Thriving transatlantic commerce used to be the glue that held it together. Now both the Democratic and Republican candidates, as much of the European mainstream, broadly oppose free trade. The proposed TTIP trade accord between the EU and U.S., which supporters touted as a renewal of transatlantic vows, is dead in all but name, at least for the conceivable future. The EU and U.S. are divided over how to regulate the digital economy.
And though the Paris and Brussels attacks in recent months brought home the renewed threat of terrorism, that hasn’t slowed the sense of unwinding ties. “Now is the worst possible time for any of this to happen,” said Rob Wainwright, director of Europol, referring specifically to Brexit. Britain, he told a POLITICO conference in Amsterdam this week, provides a large share of intelligence on terrorist threats to the EU’s law enforcement agency.
As much as the odds are against any imminent revival of a Europe built around liberal ideas of open borders, the other vision of a deeper federal EU faces equally long chances of being revived.
Donald Tusk, the former Polish prime minister and now president of the European Council, which groups EU countries together, sought in a series of recent speeches to bury the old “integrationist” reflex of “confronting reality with all kinds of utopias.” His views were endorsed by, among others, a former French foreign minister who had in the past been seen as a champion of deeper EU integration.
An old saying about Europe held that the so-called project was like a shark that had to keep moving forward to survive. What happens if the shark stops moving, even goes into reverse — with or without Britain in the club? Coming weeks will show.

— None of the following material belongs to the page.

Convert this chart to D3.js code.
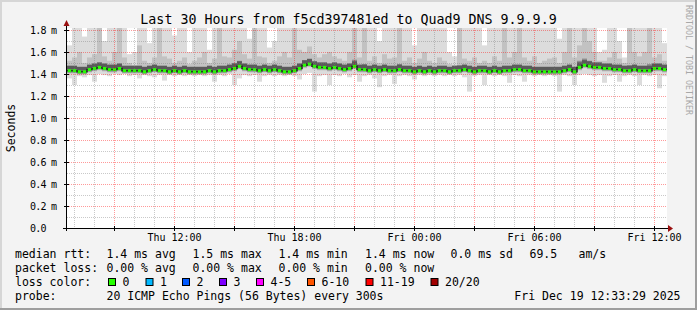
<!DOCTYPE html>
<html>
<head>
<meta charset="utf-8">
<script src="https://cdn.jsdelivr.net/npm/d3@7"></script>
<style>
  body { margin: 0; background: #f3f3f3; }
  svg { display: block; }
  text { font-family: "DejaVu Sans Mono", monospace; fill: #000; }
</style>
</head>
<body>
<div class="canvas"></div>
<script>
// data: 15 minute columns, values in ms
const start = new Date(2025, 11, 18, 6, 39)
const stepMinutes = 15

const median = [
  1.43,1.43,1.42,1.42,1.44,1.45,1.46,1.45,1.44,1.44,
  1.45,1.43,1.43,1.43,1.43,1.42,1.43,1.44,1.43,1.43,
  1.42,1.43,1.42,1.43,1.42,1.42,1.42,1.42,1.43,1.42,
  1.43,1.43,1.44,1.45,1.47,1.45,1.44,1.44,1.43,1.44,
  1.43,1.44,1.43,1.42,1.42,1.43,1.45,1.48,1.49,1.47,
  1.46,1.46,1.45,1.46,1.45,1.44,1.45,1.47,1.44,1.44,
  1.43,1.44,1.43,1.44,1.43,1.43,1.44,1.43,1.43,1.42,
  1.43,1.42,1.43,1.42,1.43,1.43,1.42,1.43,1.43,1.44,
  1.43,1.42,1.43,1.43,1.42,1.43,1.42,1.43,1.43,1.44,
  1.44,1.43,1.43,1.42,1.42,1.42,1.42,1.42,1.42,1.43,
  1.44,1.42,1.46,1.48,1.47,1.46,1.46,1.45,1.45,1.44,
  1.44,1.43,1.43,1.44,1.43,1.43,1.43,1.45,1.45,1.44
]
const high = [
  1.66,1.82,1.82,1.74,1.82,1.82,1.82,1.70,1.82,1.82,
  1.82,1.82,1.58,1.60,1.82,1.82,1.68,1.82,1.82,1.82,
  1.82,1.75,1.82,1.82,1.60,1.82,1.82,1.82,1.62,1.82,
  1.82,1.82,1.82,1.82,1.82,1.82,1.72,1.82,1.82,1.82,
  1.64,1.70,1.82,1.82,1.82,1.82,1.82,1.82,1.82,1.82,
  1.82,1.82,1.82,1.82,1.82,1.82,1.82,1.82,1.82,1.82,
  1.82,1.82,1.70,1.82,1.82,1.82,1.82,1.82,1.82,1.66,
  1.82,1.82,1.82,1.82,1.82,1.82,1.60,1.56,1.82,1.82,
  1.82,1.82,1.82,1.66,1.82,1.82,1.82,1.82,1.82,1.82,
  1.82,1.82,1.82,1.82,1.82,1.82,1.82,1.82,1.72,1.82,
  1.82,1.82,1.82,1.82,1.82,1.82,1.60,1.62,1.82,1.82,
  1.70,1.55,1.82,1.82,1.82,1.82,1.82,1.82,1.82,1.68
]
const upper = [
  1.52,1.55,1.60,1.50,1.55,1.58,1.82,1.56,1.52,1.60,
  1.82,1.55,1.50,1.48,1.66,1.52,1.50,1.55,1.82,1.56,
  1.54,1.50,1.52,1.55,1.49,1.52,1.55,1.60,1.50,1.54,
  1.82,1.56,1.55,1.62,1.70,1.58,1.54,1.82,1.56,1.55,
  1.50,1.52,1.56,1.60,1.55,1.82,1.62,1.60,1.65,1.58,
  1.55,1.58,1.60,1.56,1.54,1.52,1.60,1.82,1.55,1.82,
  1.52,1.56,1.50,1.58,1.54,1.55,1.82,1.52,1.55,1.50,
  1.54,1.60,1.52,1.50,1.55,1.52,1.49,1.48,1.82,1.54,
  1.52,1.55,1.50,1.52,1.50,1.56,1.52,1.82,1.55,1.60,
  1.82,1.55,1.52,1.56,1.50,1.52,1.54,1.55,1.50,1.60,
  1.82,1.55,1.66,1.82,1.70,1.60,1.52,1.52,1.55,1.60,
  1.54,1.50,1.82,1.60,1.56,1.60,1.82,1.55,1.58,1.52
]
const dark = [
  1.46,1.46,1.45,1.46,1.48,1.49,1.50,1.49,1.48,1.47,
  1.49,1.47,1.46,1.46,1.47,1.46,1.46,1.48,1.47,1.47,
  1.45,1.46,1.45,1.46,1.45,1.45,1.46,1.46,1.47,1.46,
  1.47,1.47,1.48,1.50,1.52,1.49,1.47,1.48,1.47,1.48,
  1.46,1.47,1.46,1.46,1.46,1.47,1.49,1.52,1.54,1.51,
  1.50,1.50,1.49,1.50,1.49,1.48,1.49,1.53,1.48,1.49,
  1.47,1.48,1.46,1.48,1.46,1.47,1.49,1.46,1.46,1.45,
  1.46,1.46,1.46,1.45,1.46,1.46,1.45,1.46,1.48,1.47,
  1.46,1.45,1.46,1.46,1.45,1.47,1.45,1.47,1.46,1.48,
  1.48,1.46,1.46,1.45,1.45,1.45,1.46,1.45,1.45,1.47,
  1.48,1.46,1.52,1.54,1.52,1.50,1.49,1.48,1.48,1.48,
  1.47,1.46,1.48,1.48,1.47,1.47,1.49,1.49,1.49,1.47
]
const low = [
  1.36,1.30,1.38,1.37,1.39,1.33,1.40,1.39,1.38,1.40,
  1.39,1.40,1.38,1.39,1.36,1.39,1.38,1.37,1.39,1.34,
  1.39,1.38,1.39,1.38,1.39,1.38,1.39,1.38,1.39,1.33,
  1.39,1.38,1.40,1.30,1.36,1.39,1.38,1.39,1.33,1.38,
  1.39,1.38,1.39,1.38,1.39,1.38,1.35,1.40,1.41,1.24,
  1.38,1.39,1.30,1.39,1.38,1.40,1.37,1.39,1.33,1.38,
  1.39,1.36,1.28,1.38,1.39,1.31,1.38,1.39,1.38,1.35,
  1.39,1.38,1.39,1.38,1.39,1.38,1.39,1.38,1.39,1.37,
  1.24,1.38,1.39,1.30,1.39,1.38,1.39,1.38,1.32,1.39,
  1.38,1.33,1.39,1.38,1.39,1.38,1.39,1.38,1.24,1.39,
  1.38,1.30,1.39,1.40,1.39,1.38,1.39,1.32,1.38,1.39,
  1.33,1.38,1.39,1.38,1.30,1.39,1.38,1.39,1.27,1.38
]
const yTicks = [0, 0.2, 0.4, 0.6, 0.8, 1.0, 1.2, 1.4, 1.6, 1.8]
const lossLabels = ["0", "1", "2", "3", "4-5", "6-10", "11-19", "20/20"]
const lossColors = ["#26ff00", "#00b8ff", "#0059ff", "#7e00ff", "#ff00ff", "#ff5500", "#ff0000", "#a10000"]
const legendRows = [
  {label: "median rtt:", items: ["1.4 ms avg", "1.5 ms max", "1.4 ms min", "1.4 ms now", "0.0 ms sd", "69.5", "am/s"]},
  {label: "packet loss:", items: ["0.00 % avg", "0.00 % max", "0.00 % min", "0.00 % now"]},
]
const itemX = [106.5, 192.5, 278.5, 365, 450.5, 529.5, 578.5]
const boxX = [108, 145.5, 182, 219, 256, 307, 365.5, 430.5]

// settings
const svgWidth = 697
const svgHeight = 310
const plot = {left: 67, right: 667, top: 28, bottom: 228}

const svg = d3.select(".canvas")
  .append("svg")
  .attr("width", svgWidth)
  .attr("height", svgHeight)

// frame
svg.append("rect").attr("width", svgWidth).attr("height", svgHeight).attr("fill", "#f3f3f3")
svg.append("path").attr("d", `M1,${svgHeight} V1 H${svgWidth}`).attr("stroke", "#d6d6d6").attr("stroke-width", 2).attr("fill", "none")
svg.append("path").attr("d", `M0,${svgHeight - 1} H${svgWidth - 1} V0`).attr("stroke", "#9e9e9e").attr("stroke-width", 2).attr("fill", "none")

const end = d3.timeHour.offset(start, 30)
const x = d3.scaleTime().domain([start, end]).range([plot.left, plot.right])
const y = d3.scaleLinear().domain([0, 1.818]).range([plot.bottom, plot.top])

svg.append("rect")
  .attr("x", plot.left).attr("y", plot.top)
  .attr("width", plot.right - plot.left).attr("height", plot.bottom - plot.top)
  .attr("fill", "#fff")

svg.append("clipPath").attr("id", "clip")
  .append("rect")
  .attr("x", plot.left).attr("y", plot.top)
  .attr("width", plot.right - plot.left).attr("height", plot.bottom - plot.top)

const graph = svg.append("g").attr("clip-path", "url(#clip)")

const cols = median.map((m, i) => ({
  t0: d3.timeMinute.offset(start, i * stepMinutes),
  t1: d3.timeMinute.offset(start, (i + 1) * stepMinutes),
  med: m, lo: low[i], hi: high[i], up: upper[i], dk: dark[i]
}))

// smoke, light to dark
graph.selectAll(".smoke1").data(cols).enter().append("rect")
  .attr("x", d => x(d.t0)).attr("width", d => x(d.t1) - x(d.t0))
  .attr("y", d => y(d.hi)).attr("height", d => y(d.lo) - y(d.hi))
  .attr("fill", "#dcdcdc")

graph.selectAll(".smoke2").data(cols).enter().append("rect")
  .attr("x", d => x(d.t0)).attr("width", d => x(d.t1) - x(d.t0))
  .attr("y", d => y(d.up)).attr("height", d => y(d.med) - y(d.up) + 3)
  .attr("fill", "#c2c2c2")

graph.selectAll(".smoke3").data(cols).enter().append("rect")
  .attr("x", d => x(d.t0)).attr("width", d => x(d.t1) - x(d.t0))
  .attr("y", d => y(d.dk)).attr("height", d => y(d.med) - y(d.dk) + 2)
  .attr("fill", "#8c8c8c")

graph.selectAll(".smoke4").data(cols).enter().append("rect")
  .attr("x", d => x(d.t0)).attr("width", d => x(d.t1) - x(d.t0))
  .attr("y", d => y(d.med) - 5).attr("height", 4)
  .attr("fill", "#5a5a5a")

// grid
const minorHours = d3.timeHour.every(1).range(start, end).filter(d => d.getHours() % 3 != 0)
const majorHours = d3.timeHour.every(1).range(start, end).filter(d => d.getHours() % 3 == 0)
const minorY = d3.range(1, 18, 2).map(v => v / 10)

svg.selectAll(".vminor").data(minorHours).enter().append("line")
  .attr("x1", d => Math.round(x(d)) + 0.5).attr("x2", d => Math.round(x(d)) + 0.5)
  .attr("y1", plot.top).attr("y2", plot.bottom)
  .attr("stroke", "rgba(120,120,120,0.4)").attr("stroke-dasharray", "1,1")
svg.selectAll(".hminor").data(minorY).enter().append("line")
  .attr("x1", plot.left).attr("x2", plot.right)
  .attr("y1", d => Math.round(y(d)) + 0.5).attr("y2", d => Math.round(y(d)) + 0.5)
  .attr("stroke", "rgba(120,120,120,0.4)").attr("stroke-dasharray", "1,1")
svg.selectAll(".vmajor").data(majorHours).enter().append("line")
  .attr("x1", d => Math.round(x(d)) + 0.5).attr("x2", d => Math.round(x(d)) + 0.5)
  .attr("y1", plot.top).attr("y2", plot.bottom)
  .attr("stroke", "rgba(255,0,0,0.4)").attr("stroke-dasharray", "1,1")
svg.selectAll(".hmajor").data(yTicks.slice(1)).enter().append("line")
  .attr("x1", plot.left).attr("x2", plot.right)
  .attr("y1", d => Math.round(y(d)) + 0.5).attr("y2", d => Math.round(y(d)) + 0.5)
  .attr("stroke", "rgba(255,0,0,0.4)").attr("stroke-dasharray", "1,1")

// median line
const stepLine = d3.line().curve(d3.curveStepAfter).x(d => x(d[0])).y(d => y(d[1]))
const medPts = cols.map(d => [d.t0, d.med]).concat([[end, median[median.length - 1]]])
graph.append("path").attr("d", stepLine(medPts))
  .attr("fill", "none").attr("stroke", "#202020").attr("stroke-width", 1.5)
graph.selectAll(".med").data(cols).enter().append("line")
  .attr("x1", d => x(d.t0) + 0.8).attr("x2", d => x(d.t1) - 0.8)
  .attr("y1", d => y(d.med)).attr("y2", d => y(d.med))
  .attr("stroke", lossColors[0]).attr("stroke-width", 3)

// axes
const axisColor = "#000"
svg.append("line").attr("x1", 63).attr("x2", 669).attr("y1", plot.bottom + 0.5).attr("y2", plot.bottom + 0.5).attr("stroke", axisColor)
svg.append("line").attr("x1", plot.left - 0.5).attr("x2", plot.left - 0.5).attr("y1", plot.bottom + 3).attr("y2", 24).attr("stroke", axisColor)
svg.append("path").attr("d", "M668,225 L673,228.5 L668,232 Z").attr("fill", "#9a1010")
svg.append("path").attr("d", "M63.5,26 L66.5,20 L69.5,26 Z").attr("fill", "#9a1010")

svg.selectAll(".ytick").data(yTicks).enter().append("line")
  .attr("x1", plot.left - 3).attr("x2", plot.left + 2)
  .attr("y1", d => Math.round(y(d)) + 0.5).attr("y2", d => Math.round(y(d)) + 0.5)
  .attr("stroke", axisColor)
svg.selectAll(".xtick").data(majorHours).enter().append("line")
  .attr("x1", d => Math.round(x(d)) + 0.5).attr("x2", d => Math.round(x(d)) + 0.5)
  .attr("y1", plot.bottom - 2).attr("y2", plot.bottom + 3)
  .attr("stroke", axisColor)

const xAxis = d3.axisBottom(x)
  .tickValues(d3.timeHour.every(6).range(start, end))
  .tickFormat(d3.timeFormat("%a %H:%M"))
  .tickSize(0)
const gx = svg.append("g").attr("transform", `translate(0,${plot.bottom})`).call(xAxis)
gx.select(".domain").remove()
gx.selectAll("text").attr("y", 13).attr("dy", 0)
  .attr("font-family", "DejaVu Sans Mono").attr("font-size", 10).attr("fill", "#000")

const yAxis = d3.axisLeft(y)
  .tickValues(yTicks)
  .tickFormat(d => d == 0 ? "0.0" : d3.format(".1f")(d) + " m")
  .tickSize(0)
const gy = svg.append("g").call(yAxis)
gy.select(".domain").remove()
gy.selectAll("text").attr("x", 30).attr("text-anchor", "start").attr("dy", "0.35em")
  .attr("font-family", "DejaVu Sans Mono").attr("font-size", 10).attr("letter-spacing", -0.8).attr("fill", "#000")

// titles
svg.append("text").attr("x", 348.5).attr("y", 24).attr("text-anchor", "middle")
  .attr("font-size", 13.3).text("Last 30 Hours from f5cd397481ed to Quad9 DNS 9.9.9.9")
svg.append("text").attr("transform", "translate(14.5,128) rotate(-90)").attr("text-anchor", "middle")
  .attr("font-size", 11.5).text("Seconds")
svg.append("text").attr("transform", "translate(686,5) rotate(90)")
  .attr("font-size", 8.3).style("fill", "#a8a8a8").text("RRDTOOL / TOBI OETIKER")

// legend
const legend = svg.append("g").attr("font-size", 11.5)
legendRows.forEach((row, r) => {
  const by = 258 + r * 14
  legend.append("text").attr("x", 15).attr("y", by).text(row.label)
  row.items.forEach((t, j) => legend.append("text").attr("x", itemX[j]).attr("y", by).text(t))
})
legend.append("text").attr("x", 15).attr("y", 286).text("loss color:")
lossLabels.forEach((l, i) => {
  legend.append("rect").attr("x", boxX[i] + 0.5).attr("y", 278.5).attr("width", 7).attr("height", 7)
    .attr("fill", lossColors[i]).attr("stroke", "#000")
  legend.append("text").attr("x", boxX[i] + 14.5).attr("y", 286).text(l)
})
legend.append("text").attr("x", 15).attr("y", 300).text("probe:")
legend.append("text").attr("x", 106.5).attr("y", 300).attr("xml:space", "preserve").text("20 ICMP Echo Pings (56 Bytes) every 300s")
legend.append("text").attr("x", 680.5).attr("y", 300).attr("text-anchor", "end").text("Fri Dec 19 12:33:29 2025")
</script>
</body>
</html>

If anything can be said with certainty about European politics in the past year, it’s that like America’s these days, they’re divisive and deeply unpredictable, particularly in the countries seen as part of what used to be considered stable, boring “old Europe.”
Speaking in the Czech capital Prague earlier this month, Hungary’s Prime Minister Viktor Orbán said, “Europe is cracking up west of us.” His right-wing government took out ads this week in Britain to urge a Remain vote.